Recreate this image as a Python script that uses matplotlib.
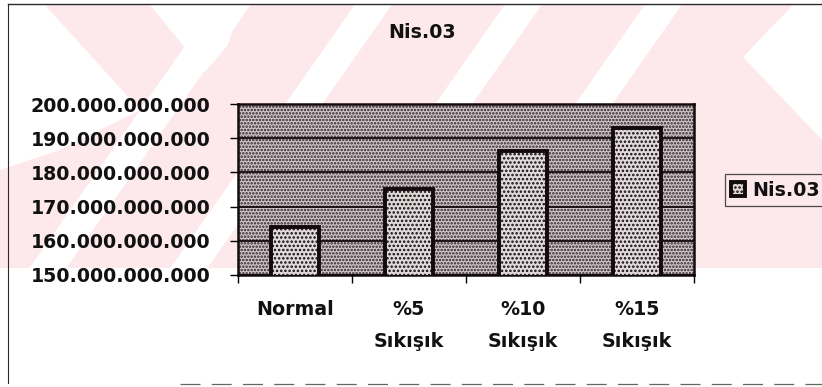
import matplotlib.pyplot as plt
from matplotlib.patches import Polygon, Rectangle
from matplotlib.lines import Line2D

# veriler
kategoriler = ["Normal", "%5\nSıkışık", "%10\nSıkışık", "%15\nSıkışık"]
degerler = [164.1e9, 175.2e9, 186.3e9, 192.9e9]
seri_adi = "Nis.03"
baslik = "Nis.03"
y_ticks = [150e9, 160e9, 170e9, 180e9, 190e9, 200e9]

W, H = 822, 387
FONT = dict(family="DejaVu Sans", weight="bold", size=13.7)
YAZI = "#111111"

fig = plt.figure(figsize=(W / 100, H / 100), dpi=100)
fig.patch.set_facecolor("white")


def px(x, y):
    # piksel (sol-üst) -> figür koordinatı
    return (x / W, 1 - y / H)


def poly(points, color):
    fig.patches.append(Polygon([px(x, y) for x, y in points], closed=True,
                               transform=fig.transFigure, facecolor=color,
                               edgecolor="none", zorder=-5))


# arka plandaki soluk filigran
pembe = "#fde8ec"
poly([(0, 5), (822, 5), (822, 268), (0, 268)], pembe)
for c in [160, 301, 451, 591]:
    ust = c + 0.7 * (108 - 5)
    alt = c + 0.7 * (108 - 268)
    poly([(ust - 18.5, 5), (ust + 18.5, 5), (alt + 18.5, 268), (alt - 18.5, 268)], "white")
poly([(0, 5), (45, 5), (140, 110), (60, 150), (0, 170)], "white")
poly([(150, 5), (240, 5), (228, 45), (205, 72)], "white")
poly([(793, 5), (743, 57), (822, 140), (822, 5)], "white")

# grafik alanı çerçevesi
cerceve = "#2a2a2a"
fig.lines.append(Line2D([px(8, 4)[0], 1], [px(8, 4)[1]] * 2, transform=fig.transFigure,
                        color=cerceve, lw=1.0))
fig.lines.append(Line2D([px(8, 4)[0]] * 2, [px(8, 4)[1], px(8, 383)[1]],
                        transform=fig.transFigure, color=cerceve, lw=0.8))
fig.lines.append(Line2D([px(180, 384)[0], 1], [px(180, 384)[1]] * 2,
                        transform=fig.transFigure, color="#666666", lw=0.9,
                        linestyle=(0, (16, 9))))

plt.rcParams["hatch.linewidth"] = 1.2

ax = fig.add_axes([238 / W, 1 - 275 / H, 456 / W, 171 / H])
ax.set_facecolor("#cfc5c8")
ax.add_patch(Rectangle((0, 0), 1, 1, transform=ax.transAxes, facecolor="#cfc5c8",
                       edgecolor="#2a2226", hatch=".....", lw=0, zorder=0))

x = list(range(len(kategoriler)))
bars = ax.bar(x, degerler, width=0.42, color="#e2d9db", edgecolor="#120a0c",
              linewidth=2.8, hatch="....", zorder=3, label=seri_adi)

ax.set_xlim(-0.5, 3.5)
ax.set_ylim(150e9, 200e9)
ax.set_yticks(y_ticks)
ax.set_yticklabels([f"{v:,.0f}".replace(",", ".") for v in y_ticks], **FONT, color=YAZI)
ax.yaxis.grid(True, color="#120a0c", lw=1.3, zorder=1)
ax.set_axisbelow(False)
ax.tick_params(axis="y", direction="out", length=6, width=1, pad=14)

ax.set_xticks(x)
ax.set_xticklabels(kategoriler, **FONT, color=YAZI, linespacing=1.85)
ax.set_xticks([-0.5, 0.5, 1.5, 2.5, 3.5], minor=True)
ax.tick_params(axis="x", which="major", length=0, pad=18)
ax.tick_params(axis="x", which="minor", direction="out", length=6, width=1)

for s in ax.spines.values():
    s.set_color("#120a0c")
    s.set_linewidth(1.8)

fig.text(*px(422, 33), baslik, ha="center", va="center", color=YAZI, **FONT)

leg = fig.legend(handles=[bars.patches[0]], labels=[seri_adi], loc="center left",
                 bbox_to_anchor=px(715, 190), frameon=True, fancybox=False,
                 edgecolor="#222222", facecolor="none", borderpad=0.35,
                 handlelength=0.75, handleheight=0.75, handletextpad=0.35,
                 prop=dict(family="DejaVu Sans", weight="bold", size=13.7))
leg.get_frame().set_linewidth(0.9)
for t in leg.get_texts():
    t.set_color(YAZI)

fig.savefig("out.png", dpi=100)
--
◆ STATED PROBLEM ◆
Reproduce the full listing above verbatim, with no pictures included.

◆ SOLUTION TO THE EXERCISE ◆
Recreate this image as a Python script that uses matplotlib.
import matplotlib.pyplot as plt
from matplotlib.patches import Polygon, Rectangle
from matplotlib.lines import Line2D

# veriler
kategoriler = ["Normal", "%5\nSıkışık", "%10\nSıkışık", "%15\nSıkışık"]
degerler = [164.1e9, 175.2e9, 186.3e9, 192.9e9]
seri_adi = "Nis.03"
baslik = "Nis.03"
y_ticks = [150e9, 160e9, 170e9, 180e9, 190e9, 200e9]

W, H = 822, 387
FONT = dict(family="DejaVu Sans", weight="bold", size=13.7)
YAZI = "#111111"

fig = plt.figure(figsize=(W / 100, H / 100), dpi=100)
fig.patch.set_facecolor("white")


def px(x, y):
    # piksel (sol-üst) -> figür koordinatı
    return (x / W, 1 - y / H)


def poly(points, color):
    fig.patches.append(Polygon([px(x, y) for x, y in points], closed=True,
                               transform=fig.transFigure, facecolor=color,
                               edgecolor="none", zorder=-5))


# arka plandaki soluk filigran
pembe = "#fde8ec"
poly([(0, 5), (822, 5), (822, 268), (0, 268)], pembe)
for c in [160, 301, 451, 591]:
    ust = c + 0.7 * (108 - 5)
    alt = c + 0.7 * (108 - 268)
    poly([(ust - 18.5, 5), (ust + 18.5, 5), (alt + 18.5, 268), (alt - 18.5, 268)], "white")
poly([(0, 5), (45, 5), (140, 110), (60, 150), (0, 170)], "white")
poly([(150, 5), (240, 5), (228, 45), (205, 72)], "white")
poly([(793, 5), (743, 57), (822, 140), (822, 5)], "white")

# grafik alanı çerçevesi
cerceve = "#2a2a2a"
fig.lines.append(Line2D([px(8, 4)[0], 1], [px(8, 4)[1]] * 2, transform=fig.transFigure,
                        color=cerceve, lw=1.0))
fig.lines.append(Line2D([px(8, 4)[0]] * 2, [px(8, 4)[1], px(8, 383)[1]],
                        transform=fig.transFigure, color=cerceve, lw=0.8))
fig.lines.append(Line2D([px(180, 384)[0], 1], [px(180, 384)[1]] * 2,
                        transform=fig.transFigure, color="#666666", lw=0.9,
                        linestyle=(0, (16, 9))))

plt.rcParams["hatch.linewidth"] = 1.2

ax = fig.add_axes([238 / W, 1 - 275 / H, 456 / W, 171 / H])
ax.set_facecolor("#cfc5c8")
ax.add_patch(Rectangle((0, 0), 1, 1, transform=ax.transAxes, facecolor="#cfc5c8",
                       edgecolor="#2a2226", hatch=".....", lw=0, zorder=0))

x = list(range(len(kategoriler)))
bars = ax.bar(x, degerler, width=0.42, color="#e2d9db", edgecolor="#120a0c",
              linewidth=2.8, hatch="....", zorder=3, label=seri_adi)

ax.set_xlim(-0.5, 3.5)
ax.set_ylim(150e9, 200e9)
ax.set_yticks(y_ticks)
ax.set_yticklabels([f"{v:,.0f}".replace(",", ".") for v in y_ticks], **FONT, color=YAZI)
ax.yaxis.grid(True, color="#120a0c", lw=1.3, zorder=1)
ax.set_axisbelow(False)
ax.tick_params(axis="y", direction="out", length=6, width=1, pad=14)

ax.set_xticks(x)
ax.set_xticklabels(kategoriler, **FONT, color=YAZI, linespacing=1.85)
ax.set_xticks([-0.5, 0.5, 1.5, 2.5, 3.5], minor=True)
ax.tick_params(axis="x", which="major", length=0, pad=18)
ax.tick_params(axis="x", which="minor", direction="out", length=6, width=1)

for s in ax.spines.values():
    s.set_color("#120a0c")
    s.set_linewidth(1.8)

fig.text(*px(422, 33), baslik, ha="center", va="center", color=YAZI, **FONT)

leg = fig.legend(handles=[bars.patches[0]], labels=[seri_adi], loc="center left",
                 bbox_to_anchor=px(715, 190), frameon=True, fancybox=False,
                 edgecolor="#222222", facecolor="none", borderpad=0.35,
                 handlelength=0.75, handleheight=0.75, handletextpad=0.35,
                 prop=dict(family="DejaVu Sans", weight="bold", size=13.7))
leg.get_frame().set_linewidth(0.9)
for t in leg.get_texts():
    t.set_color(YAZI)

fig.savefig("out.png", dpi=100)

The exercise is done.